The lineage graph is computed on-the-fly from the current state of pipelines and their source files. It is not cached — each request reads all pipeline files and constructs the graph from scratch. For large deployments, the namespace filter can significantly reduce response time by limiting the scope of the graph.
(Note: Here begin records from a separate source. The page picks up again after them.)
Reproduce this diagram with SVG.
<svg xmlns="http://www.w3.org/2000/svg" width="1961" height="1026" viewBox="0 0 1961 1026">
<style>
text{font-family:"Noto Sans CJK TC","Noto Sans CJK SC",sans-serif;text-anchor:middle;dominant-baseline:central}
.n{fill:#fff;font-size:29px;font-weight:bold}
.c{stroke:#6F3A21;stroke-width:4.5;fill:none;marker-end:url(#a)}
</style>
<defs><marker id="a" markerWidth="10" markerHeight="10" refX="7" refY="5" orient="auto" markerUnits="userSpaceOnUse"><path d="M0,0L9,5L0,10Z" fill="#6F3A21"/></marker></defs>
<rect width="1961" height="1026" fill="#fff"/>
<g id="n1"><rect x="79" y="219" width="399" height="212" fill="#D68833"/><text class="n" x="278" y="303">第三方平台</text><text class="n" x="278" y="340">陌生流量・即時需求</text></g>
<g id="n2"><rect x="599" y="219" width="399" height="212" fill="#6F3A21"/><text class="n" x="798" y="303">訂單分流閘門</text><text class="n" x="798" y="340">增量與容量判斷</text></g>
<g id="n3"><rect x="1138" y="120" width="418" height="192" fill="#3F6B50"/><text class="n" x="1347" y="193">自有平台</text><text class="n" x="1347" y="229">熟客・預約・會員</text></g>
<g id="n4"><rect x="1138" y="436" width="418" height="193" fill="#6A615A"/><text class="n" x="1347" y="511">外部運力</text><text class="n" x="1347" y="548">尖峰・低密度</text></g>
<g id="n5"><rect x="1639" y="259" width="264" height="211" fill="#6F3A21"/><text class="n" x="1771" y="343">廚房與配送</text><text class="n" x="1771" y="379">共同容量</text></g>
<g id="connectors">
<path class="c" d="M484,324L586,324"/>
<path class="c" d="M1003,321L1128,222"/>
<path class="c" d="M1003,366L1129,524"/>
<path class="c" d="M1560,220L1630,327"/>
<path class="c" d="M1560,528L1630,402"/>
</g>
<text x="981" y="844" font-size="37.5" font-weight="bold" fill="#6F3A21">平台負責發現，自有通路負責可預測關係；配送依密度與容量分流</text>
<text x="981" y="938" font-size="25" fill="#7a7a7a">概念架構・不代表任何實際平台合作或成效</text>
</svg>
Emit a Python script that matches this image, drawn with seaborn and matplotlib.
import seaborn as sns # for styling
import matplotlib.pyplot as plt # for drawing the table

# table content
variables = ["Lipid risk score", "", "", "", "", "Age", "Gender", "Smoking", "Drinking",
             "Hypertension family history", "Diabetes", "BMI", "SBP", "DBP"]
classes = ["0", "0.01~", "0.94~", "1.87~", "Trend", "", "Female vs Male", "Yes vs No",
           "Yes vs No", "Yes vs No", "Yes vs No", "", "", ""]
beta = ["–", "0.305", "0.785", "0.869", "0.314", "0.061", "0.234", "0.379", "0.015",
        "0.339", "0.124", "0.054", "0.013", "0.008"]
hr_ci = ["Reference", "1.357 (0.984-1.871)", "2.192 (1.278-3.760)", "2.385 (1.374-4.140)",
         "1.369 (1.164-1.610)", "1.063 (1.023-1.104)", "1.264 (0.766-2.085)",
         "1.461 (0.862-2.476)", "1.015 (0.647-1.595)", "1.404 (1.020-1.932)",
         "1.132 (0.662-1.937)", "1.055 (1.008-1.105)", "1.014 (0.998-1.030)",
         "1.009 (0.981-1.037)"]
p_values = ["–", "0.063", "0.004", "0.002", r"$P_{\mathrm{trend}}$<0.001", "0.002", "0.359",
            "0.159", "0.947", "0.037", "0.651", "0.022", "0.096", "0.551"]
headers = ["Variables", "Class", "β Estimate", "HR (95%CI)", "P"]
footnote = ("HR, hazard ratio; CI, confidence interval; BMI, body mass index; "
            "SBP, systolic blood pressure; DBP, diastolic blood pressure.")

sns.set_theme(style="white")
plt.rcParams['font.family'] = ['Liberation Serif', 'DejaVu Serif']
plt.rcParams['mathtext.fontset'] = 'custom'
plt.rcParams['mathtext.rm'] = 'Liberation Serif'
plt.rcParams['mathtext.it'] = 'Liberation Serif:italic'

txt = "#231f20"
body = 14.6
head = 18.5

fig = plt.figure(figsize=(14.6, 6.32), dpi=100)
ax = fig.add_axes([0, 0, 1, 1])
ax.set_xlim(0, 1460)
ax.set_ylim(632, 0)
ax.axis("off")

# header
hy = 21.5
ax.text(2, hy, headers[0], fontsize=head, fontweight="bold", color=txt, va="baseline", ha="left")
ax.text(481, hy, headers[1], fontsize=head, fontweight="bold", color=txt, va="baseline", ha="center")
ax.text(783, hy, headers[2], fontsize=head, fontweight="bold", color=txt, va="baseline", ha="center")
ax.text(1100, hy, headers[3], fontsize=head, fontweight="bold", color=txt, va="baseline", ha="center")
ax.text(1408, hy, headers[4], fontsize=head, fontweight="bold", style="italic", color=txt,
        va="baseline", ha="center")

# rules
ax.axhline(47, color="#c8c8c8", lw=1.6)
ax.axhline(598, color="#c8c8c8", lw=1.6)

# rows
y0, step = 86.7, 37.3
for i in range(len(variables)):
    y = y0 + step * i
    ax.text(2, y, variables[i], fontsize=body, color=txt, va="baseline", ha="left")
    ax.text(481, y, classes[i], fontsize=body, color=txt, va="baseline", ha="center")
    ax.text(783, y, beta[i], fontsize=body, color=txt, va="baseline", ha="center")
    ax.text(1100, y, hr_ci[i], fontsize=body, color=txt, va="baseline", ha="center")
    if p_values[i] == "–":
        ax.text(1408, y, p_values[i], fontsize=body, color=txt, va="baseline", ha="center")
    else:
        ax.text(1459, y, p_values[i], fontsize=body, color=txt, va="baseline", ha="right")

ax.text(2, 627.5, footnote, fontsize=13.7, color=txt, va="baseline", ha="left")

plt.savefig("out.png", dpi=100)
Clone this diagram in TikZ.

How Dependencies Are Detected
Dependencies are extracted by parsing pipeline source files:
| Function | Creates Edge | Example |
|---|---|---|
ref('layer.name') | ref edge from table:{ns}.{layer}.{name} to the pipeline | {{ ref('bronze.raw_orders') }} |
ref('ns.layer.name') | ref edge from table:{ns}.{layer}.{name} to the pipeline | {{ ref('shared.silver.customers') }} |
landing_zone('name') | landing_input edge from landing:{ns}.{name} to the pipeline | {{ landing_zone('raw-uploads') }} |
| (implicit) | produces edge from the pipeline to table:{ns}.{layer}.{pipeline_name} | Every pipeline produces a table with the same name |
Cross-namespace references (3-part ref()) create edges that span namespaces, even when the lineage is filtered to a single namespace. The portal renders these as cross-boundary connections.